Thanks for helping me and for this link. But it is not enough clear for me what do you mean at this time. Inside of patch I am using 2 default counters
task_struct->nivcsw and task_struct->nvcsw. And also one new syscall counter. And there is only one way to increment this counter, it is from entry.S.

If you are speaking about locks, in my point of view, they are not needed in this code. Because increment syscall counter is atomic for X86 (just one assembly instruction) and in case with PPC (3 instructions) there 1) nothing wrong will not happen in any case 2) only own thread can increase it's syscall counter. So here should be not any race conditions.

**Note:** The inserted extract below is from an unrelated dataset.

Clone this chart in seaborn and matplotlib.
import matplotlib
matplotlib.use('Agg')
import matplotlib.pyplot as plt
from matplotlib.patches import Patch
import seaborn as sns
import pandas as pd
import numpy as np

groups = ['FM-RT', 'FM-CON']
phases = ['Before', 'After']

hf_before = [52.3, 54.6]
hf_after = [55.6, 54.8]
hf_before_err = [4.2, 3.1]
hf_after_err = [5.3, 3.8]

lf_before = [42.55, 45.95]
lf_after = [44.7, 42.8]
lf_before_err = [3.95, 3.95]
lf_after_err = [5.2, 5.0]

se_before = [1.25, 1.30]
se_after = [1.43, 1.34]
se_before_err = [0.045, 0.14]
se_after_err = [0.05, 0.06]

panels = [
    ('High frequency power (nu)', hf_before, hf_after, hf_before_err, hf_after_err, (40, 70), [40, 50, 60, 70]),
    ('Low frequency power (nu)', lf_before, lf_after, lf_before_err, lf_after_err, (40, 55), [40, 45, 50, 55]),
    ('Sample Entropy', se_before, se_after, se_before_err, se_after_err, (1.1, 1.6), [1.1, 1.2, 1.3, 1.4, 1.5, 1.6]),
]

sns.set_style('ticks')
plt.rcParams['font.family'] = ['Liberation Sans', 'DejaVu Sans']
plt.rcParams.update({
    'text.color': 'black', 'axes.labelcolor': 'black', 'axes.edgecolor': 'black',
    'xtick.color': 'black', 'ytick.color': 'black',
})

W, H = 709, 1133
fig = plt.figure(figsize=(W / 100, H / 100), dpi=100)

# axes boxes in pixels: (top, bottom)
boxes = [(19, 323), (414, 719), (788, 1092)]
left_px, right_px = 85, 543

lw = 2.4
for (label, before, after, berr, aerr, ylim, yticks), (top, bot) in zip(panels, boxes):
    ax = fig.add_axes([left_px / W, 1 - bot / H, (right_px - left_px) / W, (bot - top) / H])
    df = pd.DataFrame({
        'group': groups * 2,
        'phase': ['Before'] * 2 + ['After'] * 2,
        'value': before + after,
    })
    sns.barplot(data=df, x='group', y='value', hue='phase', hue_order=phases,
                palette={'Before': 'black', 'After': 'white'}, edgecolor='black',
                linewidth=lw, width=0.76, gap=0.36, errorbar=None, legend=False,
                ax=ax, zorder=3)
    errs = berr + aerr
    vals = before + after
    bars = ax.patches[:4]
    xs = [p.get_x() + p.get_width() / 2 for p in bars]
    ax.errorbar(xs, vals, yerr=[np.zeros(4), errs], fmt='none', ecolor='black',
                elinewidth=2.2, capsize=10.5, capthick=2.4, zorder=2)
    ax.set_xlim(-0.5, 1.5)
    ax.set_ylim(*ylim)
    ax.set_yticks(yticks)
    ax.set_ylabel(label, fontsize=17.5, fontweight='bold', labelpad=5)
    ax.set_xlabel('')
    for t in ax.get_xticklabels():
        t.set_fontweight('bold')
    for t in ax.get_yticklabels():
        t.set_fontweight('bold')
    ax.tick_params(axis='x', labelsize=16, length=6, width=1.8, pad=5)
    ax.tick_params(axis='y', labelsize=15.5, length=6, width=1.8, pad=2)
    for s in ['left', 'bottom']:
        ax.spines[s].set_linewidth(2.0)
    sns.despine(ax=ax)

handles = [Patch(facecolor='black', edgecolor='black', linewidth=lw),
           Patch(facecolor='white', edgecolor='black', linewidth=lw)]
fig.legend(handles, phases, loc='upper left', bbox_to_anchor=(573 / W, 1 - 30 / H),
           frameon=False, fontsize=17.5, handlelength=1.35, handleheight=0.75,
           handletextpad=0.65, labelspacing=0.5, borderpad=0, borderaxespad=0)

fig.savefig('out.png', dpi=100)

I was not speaking about locks.


I've tested this patch on x86,x86_64,and ppc_32. And I should work now with ppc_64 (I didn't check).
And also updated description.

Best regards,
Maxim Uvarov.


------------------------------------------------------------------------

Patch adds Process Performance Statistics.
It make available to the user the following thread performance statistics:
* Involuntary Context Switches (task_struct->nivcsw)
* Voluntary Context Switches (task_struct->nvcsw)
* Number of system calls (added new counter thread_info->sysc_cnt)

Statistics information is available from
/proc/PID/status
This data is useful for detecting hyperactivity patterns between processes.


What I meant is : You falsely speak of 'PROCESS performance statistics'.

Your implementation only cares about threads, not processes.
There is a slight difference, that getrusage() can do.

So if you do "cat /proc/PID/status", you'll get counters not for the PROCESS, only the main thread of the process.

If you want an analogy, imagine a "ps aux" that doesnt show the cpu time of all threads of a process, but only the cpu time of the main thread. Quite meaningless isnt it ?

So either :

1) You change all your description to mention 'thread' instead of 'process'.

2) You change your implementation to match your claim.